“Cuando yo era pequeña en los años 50 estaba obligada a casarme con un hombre, tener, ya sabe, 2,3 hijos de media, y yo podía mirar a un hombre y decir, bueno, objetivamente es guapo, pero no sentía nada. Al final lo entendí cuando besé por primera vez a una mujer y pensé: se trata de esto. Entonces supe que era lesbiana y también que experimentaría el infierno, que caminaría sobre el fuego por experimentar eso, por esos besos”. Pocas frases resumen tan bien el espíritu que se levantó la noche del 28 de junio de 1969 como esta declaración dolorosamente bella de la activista Martha Shelley en el documental ‘La rebelión de Stonewall’. La década de la lucha contra la guerra de Vietnam, de Martin Luther King y sus marchas por los derechos civiles, de la llegada del hombre a la luna, el LSD y los hippies, terminó con la insurrección de los maricones, princesas, sarasas, tortilleras, marimachos, invertidos y todos aquellos que políticos y personas como dios manda consideraban aberraciones de la naturaleza.
Porque a finales de los 60, la homosexualidad era un delito y una enfermedad que te impedía ser trabajador federal, médico o abogado. La ley proclamaba que tenías que llevar al menos tres prendas que se correspondieran con tu sexo biológico. Gais, lesbianas y transgénero llenaban psiquiátricos donde eran sometidos a torturas farmacológicas, electrochoques, lobotomías o castraciones, y los anuncios de televisión advertían “nunca se sabe cuando hay un homosexual cerca pero cuando descubras que es un enfermo mental quizá sea tarde”. No es una chispa lo que hace arder una casa, es una chispa lo que hace arder un granero lleno de paja. “No lo comparto pero lo respeto”, “Si todos los días van vestidos normales por qué ese día se ponen en bolas” y nuestra preferida, “No entiendo por qué no hay un día del orgullo heterosexual”. Si hay alguien por aquí que hace suyas estas frasecicas, por favor, no es necesario que sigas leyendo, como decía el sargento Murtaugh de 'Arma letal', soy demasiado viejo para estas mierdas.
El Stonewall Inn era un antro controlado por la mafia, una guarida en medio del Village donde los dueños sobornaban a la poli y las redadas se sucedían con algunas detenciones y poco ruido. Cerca del bar, los homosexuales mantenían relaciones sexuales hacinados en camiones que durante el día servían para repartir carne. La noche del 28 de junio a la una de la madrugada el local estaba a tope. Pronto se celebrarían las elecciones municipales en Nueva York y la orden era clara, incrementar los controles y limpiar la ciudad.
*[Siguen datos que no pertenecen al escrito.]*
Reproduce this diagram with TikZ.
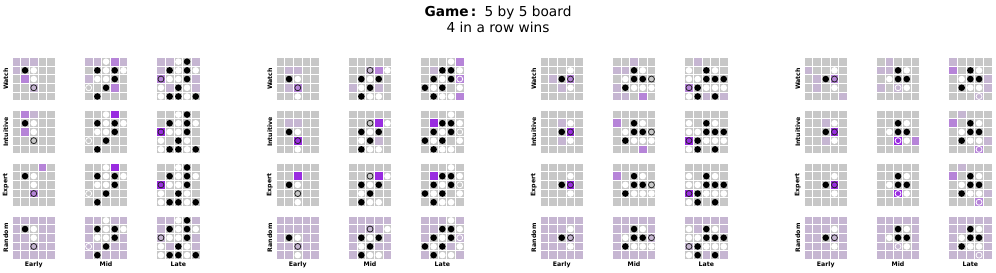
\documentclass[tikz,border=0pt]{standalone}
\usepackage{fontspec}
\setmainfont{DejaVu Sans}
\usepackage{tikz}
\definecolor{cellgray}{RGB}{199,199,199}
\definecolor{lavcell}{RGB}{198,182,210}
\definecolor{midcell}{RGB}{182,132,216}
\definecolor{highcell}{RGB}{153,44,224}
\tikzset{
  cellsq/.style     = {draw=white, line width=0.9pt},
  blackstone/.style = {fill=black},
  whitestone/.style = {fill=white},
  darkring/.style   = {draw=black!85, line width=0.8pt},
  lightring/.style  = {draw=white, line width=0.8pt},
  rowlabel/.style   = {rotate=90, font=\fontsize{6.2}{7}\selectfont\bfseries},
  collabel/.style   = {anchor=base, font=\fontsize{6.2}{7}\selectfont\bfseries},
  titletext/.style  = {anchor=base, font=\fontsize{13.7}{16}\selectfont}
}
\newcommand{\cellw}{8.7}
% one cell colour, one list of row/col pairs
\newcommand{\tint}[2]{\foreach \r/\c in {#2}{
  \filldraw[cellsq,fill=#1] ({(\c-1)*\cellw},{(\r-1)*\cellw}) rectangle ++(\cellw,\cellw);}}
\newcommand{\putstones}[2]{\foreach \r/\c in {#2}{
  \filldraw[cellsq,fill=cellgray] ({(\c-1)*\cellw},{(\r-1)*\cellw}) rectangle ++(\cellw,\cellw);
  \fill[#1] ({(\c-0.5)*\cellw},{(\r-0.5)*\cellw}) circle (3.3pt);}}
\newcommand{\putring}[2]{\foreach \r/\c in {#2}{
  \draw[#1] ({(\c-0.5)*\cellw},{(\r-0.5)*\cellw}) circle (3.0pt);}}
% group, column, row, base colour, content
\newcommand{\gboard}[5]{
  \begin{scope}[shift={({12+264*(#1-1)+72.3*(#2-1)},{57.3+52.9*(#3-1)})}]
    \foreach \r in {1,...,5}{\foreach \c in {1,...,5}{
      \filldraw[cellsq,fill=#4] ({(\c-1)*\cellw},{(\r-1)*\cellw}) rectangle ++(\cellw,\cellw);}}
    #5
  \end{scope}}
% positions: stones and the marked move
\newcommand{\posAe}{\putstones{blackstone}{2/2}\putstones{whitestone}{2/3,3/3}\putring{darkring}{4/3}}
\newcommand{\posAm}{\putstones{blackstone}{2/2,2/4,3/4,4/3,5/2}
  \putstones{whitestone}{1/3,2/3,2/5,3/2,3/3}\putring{lightring}{4/1}}
\newcommand{\posAl}{\putstones{blackstone}{1/4,2/2,2/4,3/4,4/3,5/2,5/3,5/5}
  \putstones{whitestone}{1/3,2/3,2/5,3/2,3/3,4/1,4/4,5/1,5/4}\putring{darkring}{3/1}}
\newcommand{\posBe}{\putstones{blackstone}{3/2}\putstones{whitestone}{3/3,5/3}\putring{darkring}{4/3}}
\newcommand{\posBm}{\putstones{blackstone}{3/2,3/4,4/3,5/2}
  \putstones{whitestone}{2/5,3/3,4/2,5/3,5/4}\putring{darkring}{2/3}}
\newcommand{\posBl}{\putstones{blackstone}{2/3,2/4,3/2,3/4,4/1,4/3,5/2}
  \putstones{whitestone}{1/4,2/5,3/3,4/2,4/5,5/3,5/4}\putring{lightring}{3/5}}
\newcommand{\posCe}{\putstones{blackstone}{3/3}\putstones{whitestone}{2/4,4/4}\putring{darkring}{3/4}}
\newcommand{\posCm}{\putstones{blackstone}{2/3,3/3,3/4,4/2}
  \putstones{whitestone}{2/4,3/2,4/3,4/4,4/5}\putring{darkring}{3/5}}
\newcommand{\posCl}{\putstones{blackstone}{2/3,3/3,3/4,3/5,4/2,5/2,5/4}
  \putstones{whitestone}{2/1,2/4,3/1,3/2,4/3,4/4,4/5,5/1}\putring{darkring}{4/1}}
\newcommand{\posDe}{\putstones{blackstone}{3/3}\putstones{whitestone}{2/4,4/4}\putring{darkring}{3/4}}
\newcommand{\posDm}{\putstones{blackstone}{2/3,3/3,3/4}
  \putstones{whitestone}{2/4,3/2,4/4}\putring{lightring}{4/3}}
\newcommand{\posDl}{\putstones{blackstone}{2/3,3/3,3/4,4/2}
  \putstones{whitestone}{2/4,3/2,4/3,4/4}\putring{lightring}{5/4}}

\begin{document}
\begin{tikzpicture}[x=1pt,y=-1pt]
  \useasboundingbox (0,0) rectangle (996,273);
  \node[titletext] (title) at (498,16.2) {\textbf{Game\,:}\hspace{0.6em}5 by 5 board};
  \node[titletext] (rule) at (498,32.6) {4 in a row wins};
  \foreach \g in {1,...,4}{
    \foreach \lab [count=\i] in {Watch,Intuitive,Expert,Random}
      \node[rowlabel] (row\g\i) at ({12+264*(\g-1)-6.2},{57.3+52.9*(\i-1)+21.75}) {\lab};
    \foreach \lab [count=\j] in {Early,Mid,Late}
      \node[collabel] (col\g\j) at ({12+264*(\g-1)+72.3*(\j-1)+21.75},266.7) {\lab};
  }
  % group 1
  \gboard{1}{1}{1}{cellgray}{\tint{lavcell}{1/1,1/2,1/3,2/1,4/3}\tint{midcell}{3/2}\posAe}
  \gboard{1}{1}{2}{cellgray}{\tint{lavcell}{1/3}\tint{midcell}{1/2,3/2}\posAe}
  \gboard{1}{1}{3}{cellgray}{\tint{midcell}{1/4,4/3}\posAe}
  \gboard{1}{1}{4}{lavcell}{\posAe}
  \gboard{1}{2}{1}{cellgray}{\tint{lavcell}{1/1,1/2,1/5,3/1}\tint{midcell}{1/4,4/4}\posAm}
  \gboard{1}{2}{2}{cellgray}{\tint{highcell}{1/4}\posAm}
  \gboard{1}{2}{3}{cellgray}{\tint{highcell}{1/4}\posAm}
  \gboard{1}{2}{4}{lavcell}{\posAm}
  \gboard{1}{3}{1}{cellgray}{\tint{lavcell}{1/1,1/2,1/5,2/1,3/5,4/2,4/5}\tint{midcell}{3/1}\posAl}
  \gboard{1}{3}{2}{cellgray}{\tint{highcell}{3/1}\posAl}
  \gboard{1}{3}{3}{cellgray}{\tint{highcell}{3/1}\posAl}
  \gboard{1}{3}{4}{lavcell}{\posAl}
  % group 2
  \gboard{2}{1}{1}{cellgray}{\tint{lavcell}{2/2,2/3,4/2}\tint{midcell}{4/3}\posBe}
  \gboard{2}{1}{2}{cellgray}{\tint{lavcell}{2/2,2/3}\tint{highcell}{4/3}\posBe}
  \gboard{2}{1}{3}{cellgray}{\tint{highcell}{2/3}\posBe}
  \gboard{2}{1}{4}{lavcell}{\posBe}
  \gboard{2}{2}{1}{cellgray}{\tint{lavcell}{2/3,4/1,4/4}\tint{midcell}{2/4}\posBm}
  \gboard{2}{2}{2}{cellgray}{\tint{lavcell}{4/4}\tint{highcell}{2/4}\posBm}
  \gboard{2}{2}{3}{cellgray}{\tint{highcell}{2/4}\posBm}
  \gboard{2}{2}{4}{lavcell}{\posBm}
  \gboard{2}{3}{1}{cellgray}{\tint{lavcell}{2/2}\tint{midcell}{1/5,3/5,5/5}\posBl}
  \gboard{2}{3}{2}{cellgray}{\tint{highcell}{2/2}\posBl}
  \gboard{2}{3}{3}{cellgray}{\tint{highcell}{2/2}\posBl}
  \gboard{2}{3}{4}{lavcell}{\posBl}
  % group 3
  \gboard{3}{1}{1}{cellgray}{\tint{lavcell}{3/2,4/3}\tint{midcell}{3/4}\posCe}
  \gboard{3}{1}{2}{cellgray}{\tint{lavcell}{2/3,4/3}\tint{highcell}{3/4}\posCe}
  \gboard{3}{1}{3}{cellgray}{\tint{highcell}{3/4}\posCe}
  \gboard{3}{1}{4}{lavcell}{\posCe}
  \gboard{3}{2}{1}{cellgray}{\tint{lavcell}{1/3,2/1,2/2,4/1,5/1,5/2}\tint{midcell}{5/4}\posCm}
  \gboard{3}{2}{2}{cellgray}{\tint{midcell}{2/1,5/4}\posCm}
  \gboard{3}{2}{3}{cellgray}{\tint{midcell}{2/1}\posCm}
  \gboard{3}{2}{4}{lavcell}{\posCm}
  \gboard{3}{3}{1}{cellgray}{\tint{lavcell}{1/2,5/3,5/5}\tint{midcell}{4/1}\posCl}
  \gboard{3}{3}{2}{cellgray}{\tint{highcell}{4/1}\posCl}
  \gboard{3}{3}{3}{cellgray}{\tint{highcell}{4/1}\posCl}
  \gboard{3}{3}{4}{lavcell}{\posCl}
  % group 4
  \gboard{4}{1}{1}{cellgray}{\tint{lavcell}{2/1,3/2,4/2,5/5}\tint{midcell}{3/4}\posDe}
  \gboard{4}{1}{2}{cellgray}{\tint{lavcell}{2/3,4/3}\tint{highcell}{3/4}\posDe}
  \gboard{4}{1}{3}{cellgray}{\tint{highcell}{3/4}\posDe}
  \gboard{4}{1}{4}{lavcell}{\posDe}
  \gboard{4}{2}{1}{cellgray}{\tint{lavcell}{1/2,2/1,2/2,4/1,4/3}\posDm}
  \gboard{4}{2}{2}{cellgray}{\tint{highcell}{4/3}\tint{midcell}{4/5}\posDm}
  \gboard{4}{2}{3}{cellgray}{\tint{highcell}{4/3}\posDm}
  \gboard{4}{2}{4}{lavcell}{\posDm}
  \gboard{4}{3}{1}{cellgray}{\tint{lavcell}{1/1,3/5,4/5,5/4}\tint{midcell}{2/1}\posDl}
  \gboard{4}{3}{2}{cellgray}{\tint{lavcell}{1/2,4/5}\tint{midcell}{2/1,5/4}\posDl}
  \gboard{4}{3}{3}{cellgray}{\tint{lavcell}{1/2,4/5}\tint{midcell}{2/1,5/4}\posDl}
  \gboard{4}{3}{4}{lavcell}{\posDl}
\end{tikzpicture}
\end{document}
Seis policías vestidos de paisano entraron pidiendo a los presentes que se colocaran en fila para proceder a su identificación y, por primera vez, no lo hicieron. Aquello era toda una sorpresa. Drag queens, lesbianas y gais se enfrentaban a los agentes y les lanzaban monedas. Los policías se encerraron dentro con algunos de los clientes mientras la gente se amontonaba fuera, cientos, quizá miles de personas. Dentro, apilaban los muebles contra las ventanas esperando unos refuerzos que no llegaban. El miedo había cambiado de lado.
Finalmente aparecieron cinco autobuses repletos de agentes pero la masa ni se inmutó. Las monedas fueron sustituidas por botellas, cristales y papeleras incendiadas. Las porras no daban abasto. Los presentes corrían, cantaban, bailaban mofándose de la policía. “En las manifestaciones por los derechos civiles corríamos delante de la policía, en las marchas por la paz corríamos delante de la policía, esa noche la policía huía de nosotros, los más débiles del sistema. Fue fantástico”, cuenta en el documental uno de los participantes. Aquello no acabó el 28 de junio, al día siguiente se imprimieron y repartieron panfletos, el movimiento comenzó a organizarse, se programaron manifestaciones, las revueltas y los disturbios duraron días. Y nunca volvieron a callarse.